Writing an assembly program is no different from writing a C program, except that maybe you can generate some weird instructions your C compiler wouldn't emit. There are no special permissions or abilities granted to a program just based on the language in which it is written.

Carl Norum
Huh, your explanation and a quick Wikipedia search of MMU was very enlightening, I'm too used to doing assembly for z80 and 6502 processors for recreation, I never knew separate units existed for handling memory and protecting it. I had some vague knowledge of memory mapped I/O (if that's even related), but for something like memory management to be implemented in hardware on todays systems is really interesting.
N8-bit
@N8-bit, memory-mapped I/O is also some hardware magic, but it's not necessarily MMU-related.
Carl Norum
MMUs are no longer separate units as they often were 20-30 years ago. They are integrated into the CPU now, just as floating-point units are.
Gabe
@Gabe is quite correct; in general all these parts are in the same package, but often have signs of their origins as external parts in the way they're set up and interacted with.
Carl Norum
+3  A: 

Linux executes your program is running in user-mode (ring 3 on x86).

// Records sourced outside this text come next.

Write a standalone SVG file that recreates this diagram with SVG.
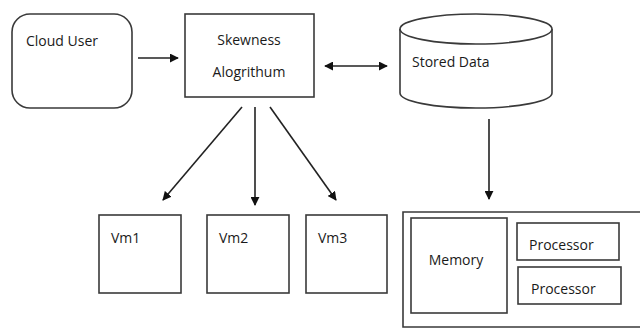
<svg xmlns="http://www.w3.org/2000/svg" width="640" height="329" viewBox="0 0 640 329">
<style>
.box{fill:#fff;stroke:#3a3a3a;stroke-width:1.6}
.t{font-family:"Open Sans","Liberation Sans",sans-serif;font-size:14px;fill:#1a1a1a}
.c{stroke:#222;stroke-width:1.6;fill:none}
</style>
<defs>
<marker id="ah2" viewBox="0 0 10 10" refX="9" refY="5" markerWidth="9" markerHeight="9" orient="auto-start-reverse" markerUnits="userSpaceOnUse">
<path d="M0,0 L10,5 L0,10 z" fill="#111"/>
</marker>
</defs>
<rect width="640" height="329" fill="#fff"/>
<g id="cloud-user">
<rect class="box" x="12" y="14" width="120" height="94" rx="18"/>
<text class="t" x="26" y="46">Cloud User</text>
</g>
<g id="skewness">
<rect class="box" x="185" y="14" width="129" height="83"/>
<text class="t" x="249" y="45" text-anchor="middle">Skewness</text>
<text class="t" x="249" y="77" text-anchor="middle">Alogrithum</text>
</g>
<g id="stored-data">
<path class="box" d="M400,29 L400,93 A76,15 0 0 0 552,93 L552,29"/>
<ellipse class="box" cx="476" cy="29" rx="76" ry="15"/>
<text class="t" x="412" y="67">Stored Data</text>
</g>
<g id="vm1">
<rect class="box" x="99" y="215" width="82" height="78"/>
<text class="t" x="111" y="243">Vm1</text>
</g>
<g id="vm2">
<rect class="box" x="207" y="215" width="82" height="78"/>
<text class="t" x="219" y="243">Vm2</text>
</g>
<g id="vm3">
<rect class="box" x="306" y="215" width="81" height="78"/>
<text class="t" x="318" y="243">Vm3</text>
</g>
<g id="host">
<path class="box" fill="none" d="M700,212 H403 V327 H700"/>
</g>
<g id="memory">
<rect class="box" x="411" y="218" width="96" height="95"/>
<text class="t" x="456" y="265" text-anchor="middle">Memory</text>
</g>
<g id="processor1">
<rect class="box" x="517" y="223" width="102" height="37"/>
<text class="t" x="529" y="250">Processor</text>
</g>
<g id="processor2">
<rect class="box" x="518" y="267" width="103" height="37"/>
<text class="t" x="531" y="294">Processor</text>
</g>
<g id="connectors">
<line class="c" x1="138" y1="58" x2="178" y2="58" marker-end="url(#ah2)"/>
<line class="c" x1="325" y1="66" x2="387" y2="66" marker-start="url(#ah2)" marker-end="url(#ah2)"/>
<line class="c" x1="242" y1="107" x2="163" y2="200" marker-end="url(#ah2)"/>
<line class="c" x1="255" y1="107" x2="255" y2="205" marker-end="url(#ah2)"/>
<line class="c" x1="270" y1="107" x2="336" y2="200" marker-end="url(#ah2)"/>
<line class="c" x1="489" y1="119" x2="489" y2="199" marker-end="url(#ah2)"/>
</g>
</svg>
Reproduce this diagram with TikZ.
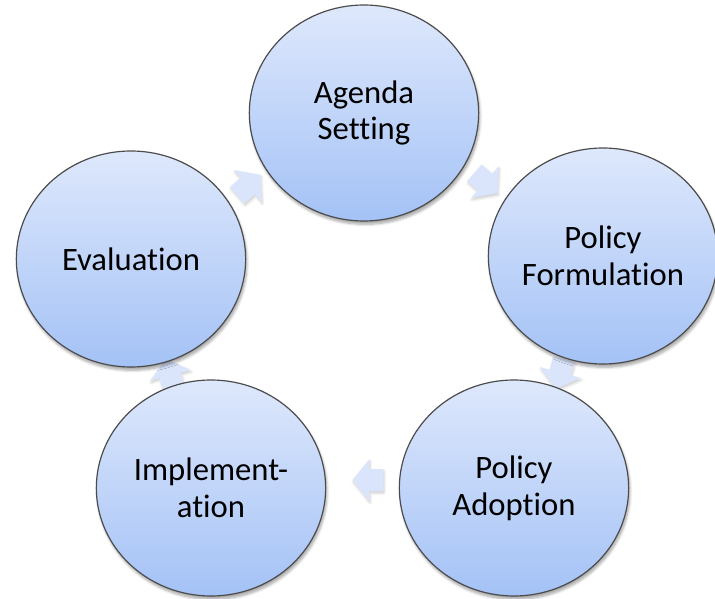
\documentclass[tikz,border=0pt]{standalone}
\usepackage{fontspec}
\setmainfont{Carlito}[Ligatures={NoCommon}]
\usetikzlibrary{shapes.geometric, shadows.blur}
\definecolor{stagetop}{RGB}{222,232,252}
\definecolor{stagebot}{RGB}{164,194,246}
\definecolor{arrowfill}{RGB}{218,229,252}
\tikzset{
    stage/.style={ellipse, draw=black!70, line width=0.9pt,
                  top color=stagetop, bottom color=stagebot,
                  minimum width=172pt, minimum height=162pt, inner sep=0pt,
                  align=center, font=\fontsize{24.5}{27.5}\selectfont,
                  blur shadow={shadow xshift=1pt, shadow yshift=-2.5pt,
                               shadow blur steps=6, shadow opacity=35}},
    pics/cyclearrow/.style={code={
        \fill[arrowfill, blur shadow={shadow xshift=0.5pt, shadow yshift=-1.5pt,
                                      shadow blur steps=4, shadow opacity=20}]
            (-11.6pt,-8.25pt) -- (-1.1pt,-8.25pt) -- (-1.1pt,-15.75pt)
            -- (11.6pt,0pt) -- (-1.1pt,15.75pt) -- (-1.1pt,8.25pt)
            -- (-11.6pt,8.25pt) -- cycle;
    }}
}

\begin{document}
\begin{tikzpicture}[x=0.75pt, y=-0.75pt]
    \useasboundingbox (0,0) rectangle (715,599);
    % arrows between the stages (they lie under the stages)
    \pic[rotate=-41]  (a2f) at (486,183) {cyclearrow};
    \pic[rotate=-105] (f2a) at (560,374) {cyclearrow};
    \pic[rotate=180]  (a2i) at (368,480) {cyclearrow};
    \pic[rotate=105]  (i2e) at (170,374) {cyclearrow};
    \pic[rotate=41]   (e2a) at (249,185) {cyclearrow};
    % stages of the cycle
    \node[stage] (agenda) at (364,113) {Agenda\\Setting};
    \node[stage] (formul) at (603,256) {Policy\\Formulation};
    \node[stage] (adopt)  at (514,488) {Policy\\Adoption};
    \node[stage] (implem) at (211,488) {Implement-\\ation};
    \node[stage] (evalu)  at (131,259) {Evaluation};
\end{tikzpicture}
\end{document}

Additionally, it's using page-based memory protection to limit the memory locations your program can access. In particular, your program attempts to write to 0xB8000 (the VGA framebuffer), which it does not have permission to modify. The processor's MMU detects this, and it throws a CPU exception. The Linux kernel handles this exception, and translates it to a segment violation signal. Assuming you haven't set up a custom handler for your signal, the kernel then kills your process. To avoid this and get full access to your hardware, you'll either need to write a Linux device driver which will run in kernel mode (ring 0 on x86) with full permissions, or bypass Linux entirely by writing your own operating system.

bcat
Yea thanks, the whole idea of writing to that address was the beginnings of making a text-based pokemon esque adventure game in the same vein as rogue, except with individual spaces for characters functioning like colored pixels on the screen. I can't thank you guys enough for taking the time to explain this to me.